Cinismo é lance de adolescente, adulto quer acreditar em alguma coisa
João Luis Jr
Seria bobagem negar que existem sim algumas vantagens em ser cínico, ainda mais num mundo como esse em que a gente vive.
Primeiro porque, se você é brasileiro, não é exatamente uma surpresa a descrença se tornar sua reação natural diante das coisas. É complicado manter a esperança num país onde acontece uma desgraça por dia, é tenso continuar acreditando nas coisas quando fé e crença se tornaram tão manipuladas, é foda se manter otimista sobre o ser humano depois de assistir aquele vídeo do cara quem tem dificuldades pra encontrar o sol no céu dizendo que a posse do Lula foi fake e o atual presidente é o General Heleno, num “golpe de mestre” do Bolsonaro.
Da mesma maneira o cinismo, ainda mais quando o assunto é política, assumiu um certo ar charmoso, uma certa aparência de superioridade, como se nada fosse mais “cool” do que não acreditar em política. É o cidadão tentando carreira na política garantindo não ser político de carreira; é o jornalão pedindo que um governo seja feito “sem ideologia”, como se não existisse teor ideológico nesse pedido; é a ideia de que se você votar em qualquer candidato com algum traço de alegria genuína ou sem parecer contrariado você é um ignorante manipulado que tem “político de estimação”.
Mas ainda que seja sim uma excelente ferramenta de proteção pessoal, que nos permite evitar decepções, moderar frustrações e parecer mais esperto na internet, o cinismo, assim como diversas outras técnicas de autopreservação cognitiva que vão desde “meu gosto musical me torna melhor que todo mundo” até “se as pessoas não gostam de mim quem precisa mudar são elas”, tem seus limites.
Isso porque, seja num relacionamento pessoal ou na sua relação com a política, existem linhas que você só consegue ultrapassar quando abre mão do distanciamento irônico, quando deixa o cinismo de lado, quando se permite acreditar de verdade no que está fazendo. Não dá pra sustentar uma relação sem realmente se colocar vulnerável pra pessoa com quem você está, não dá pra realmente manifestar sua paixão por algo se você finge que gosta ironicamente e, como acho que vem ficando cada vez mais claro, não dá pra mudar um país se você “não acredita em política” ou considera que “todo mundo é igual”.
E isso ficou muito claro durante a cerimônia da posse do novo presidente, no último domingo, quando mais de 150 mil pessoas estiveram na Esplanada dos Ministérios em Brasília, no que muita gente com certeza vai ler como “fanatismo”, “extremismo” ou até mesmo “vontade excessiva de ouvir uma ministra do governo gritando EU FALEI FARAÓ”, mas que na prática é provavelmente algo bem mais simples.

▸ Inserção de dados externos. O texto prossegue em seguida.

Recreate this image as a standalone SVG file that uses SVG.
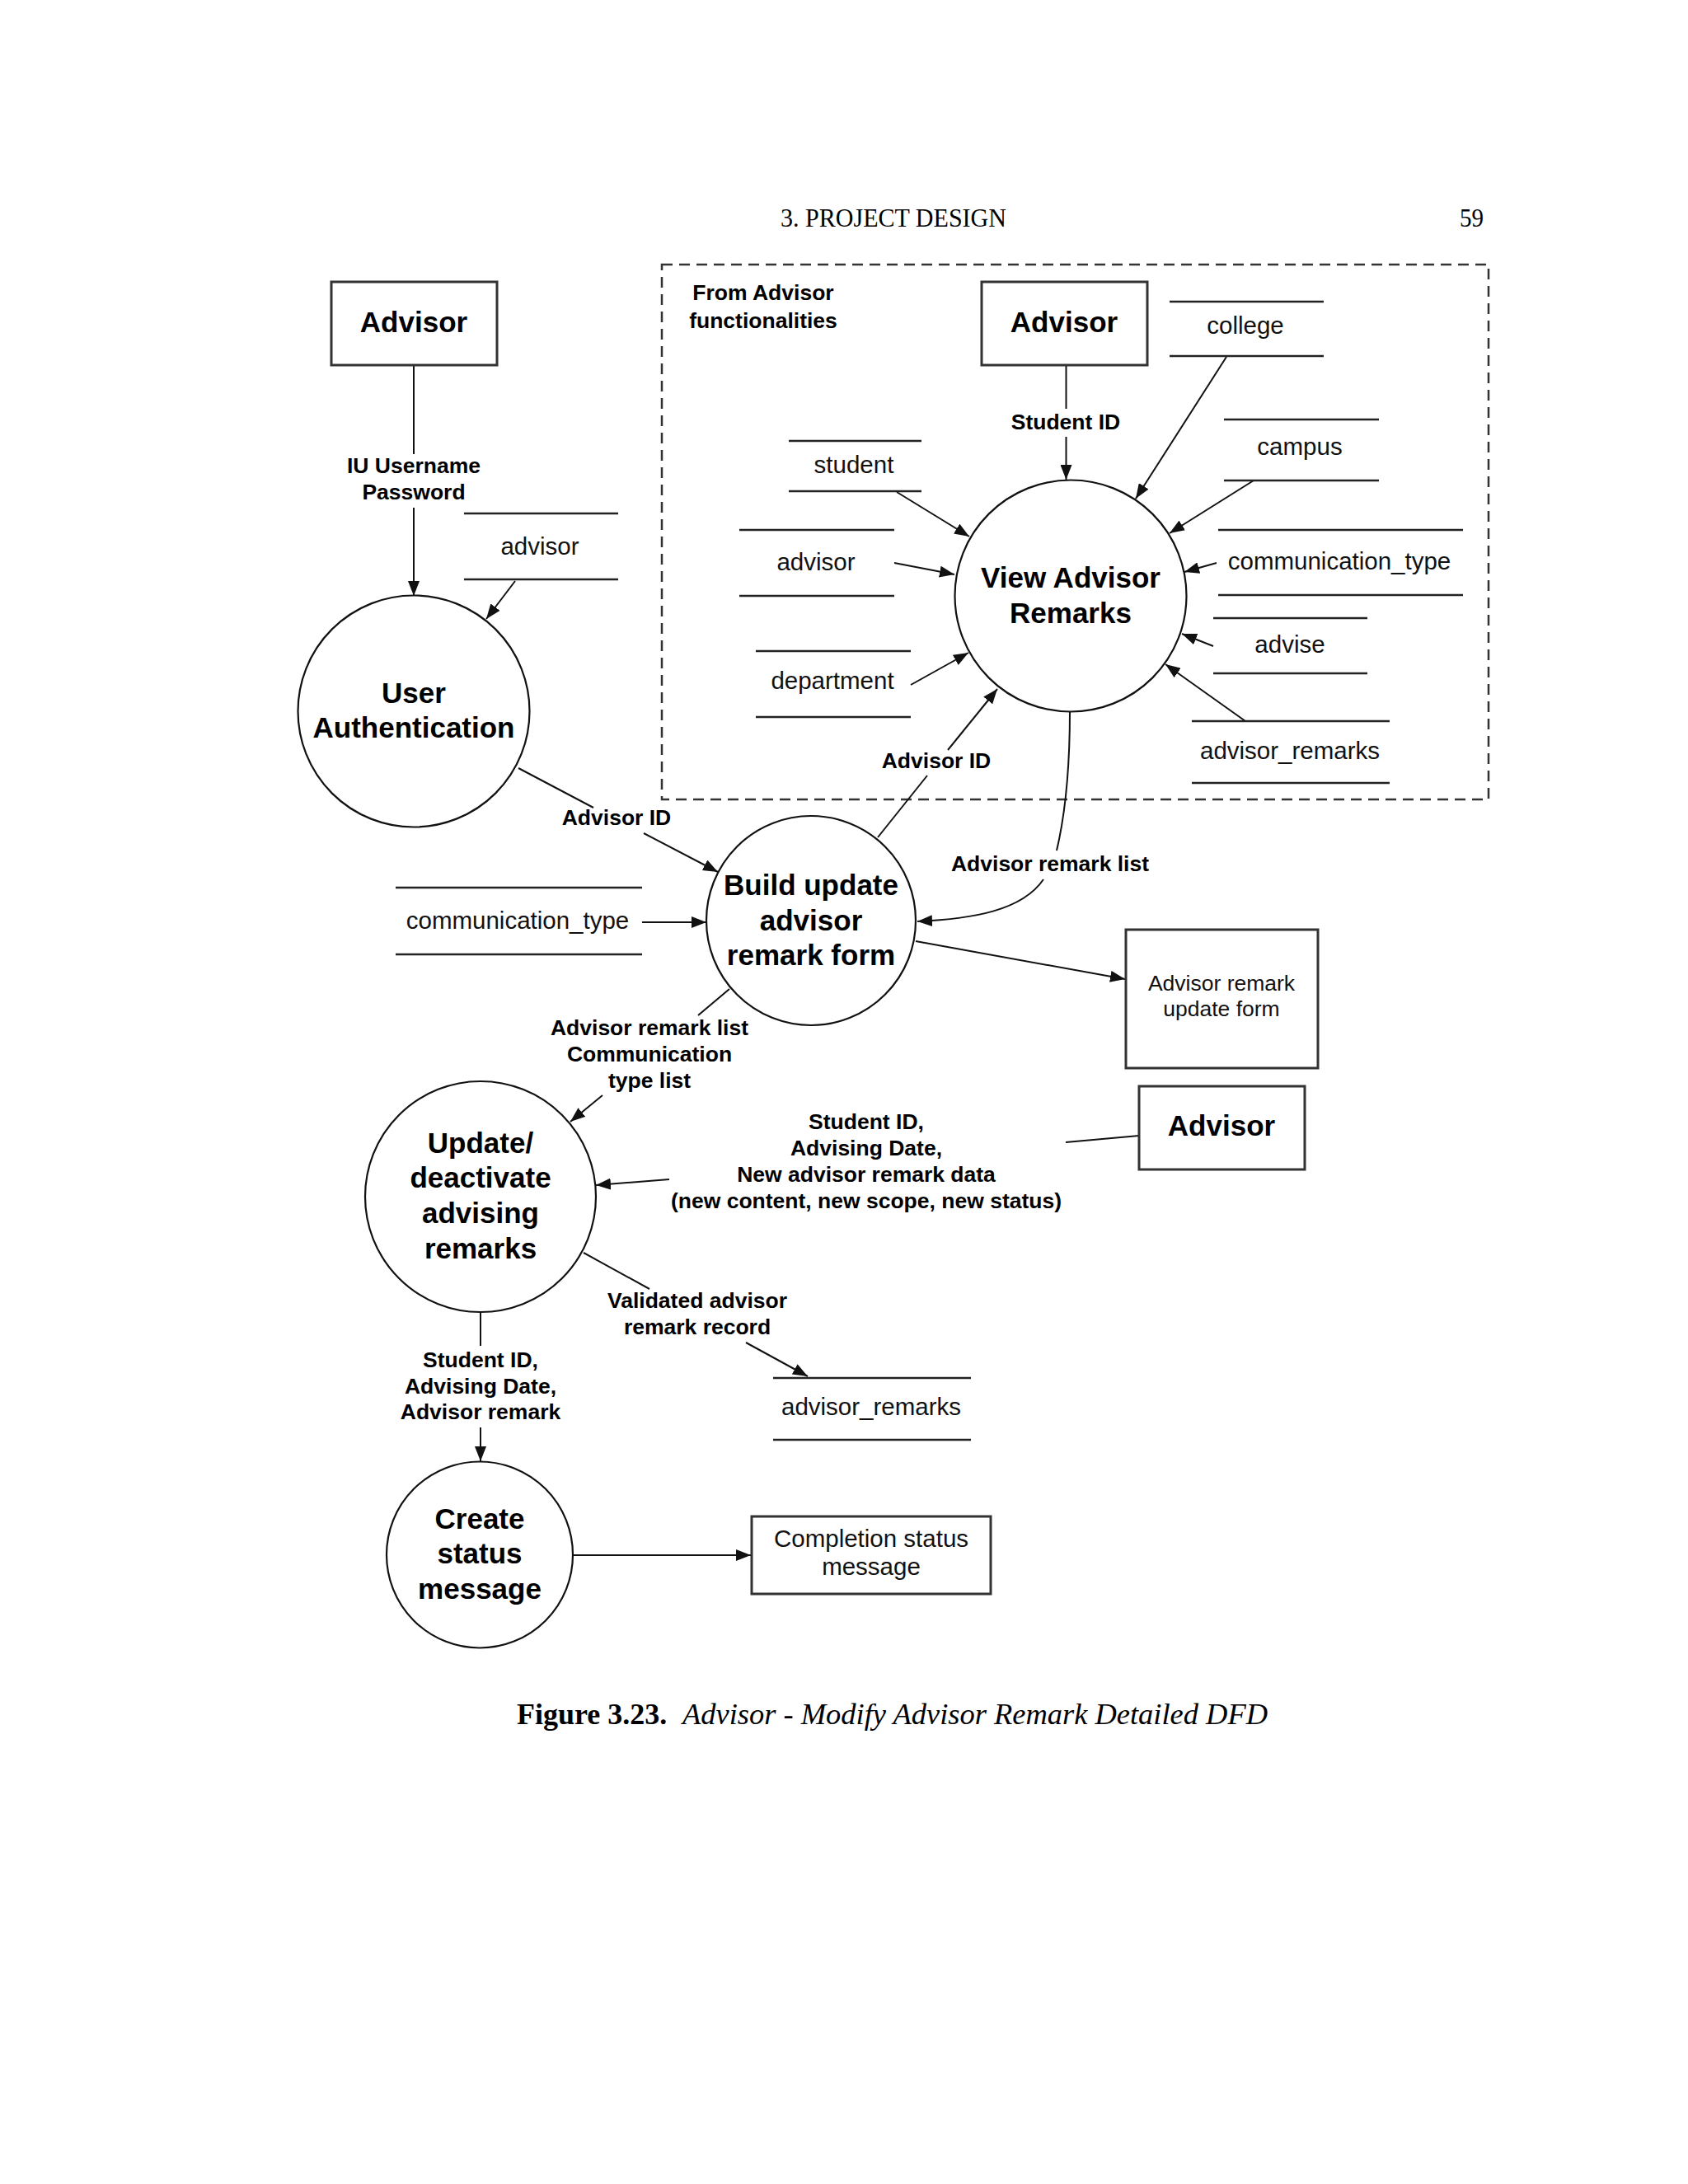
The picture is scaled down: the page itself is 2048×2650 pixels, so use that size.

A verdade é que é bom acreditar nas coisas. É boa a sensação de estar otimista, é saudável ter esperanças, é mais fácil viver se você contempla a possibilidade de que o mundo se torne melhor. E as pessoas que estiveram presentes na posse, que se emocionaram durante o discurso de Lula, não fizeram isso porque confiam cegamente num político ou porque acreditam que alguém magicamente possa resolver o Brasil, mas sim porque essa eleição, essa posse, esse discurso, representam a possibilidade disso. De voltar a acreditar.
Uma coisa simples e que, pra muita gente, pode parecer um sinal de inocência, mas que na verdade talvez seja a tarefa mais madura e complexa possível, que é se permitir esperar por algo de bom – e trabalhar para que isso aconteça – mesmo sem garantias, mesmo sabendo que pode vir a não dar certo, mesmo sabendo que a decepção sempre é possível, mas sabendo também que viver sem acreditar de verdade em alguma coisa pode ser pior do que viver sem que essa coisa seja encontrada.
Porque por mais confortável que seja o cinismo, por mais descolado que possa ser não acreditar em nada e olhar de cima pra quem acredita, os cínicos e os otimistas vivem no mesmo país, estão todos no mesmo barco. E depois de tudo que aconteceu nos últimos 4 anos, a gente, mais do que nunca, precisa ser capaz de acreditar em alguma coisa e ter alguma coisa em que acreditar. Nem que seja apenas na beleza de ter uma ministra que, durante uma entrevista na Globonews, responde o repórter com EU FALEI FARAÓ. Sério, isso me fez bem demais.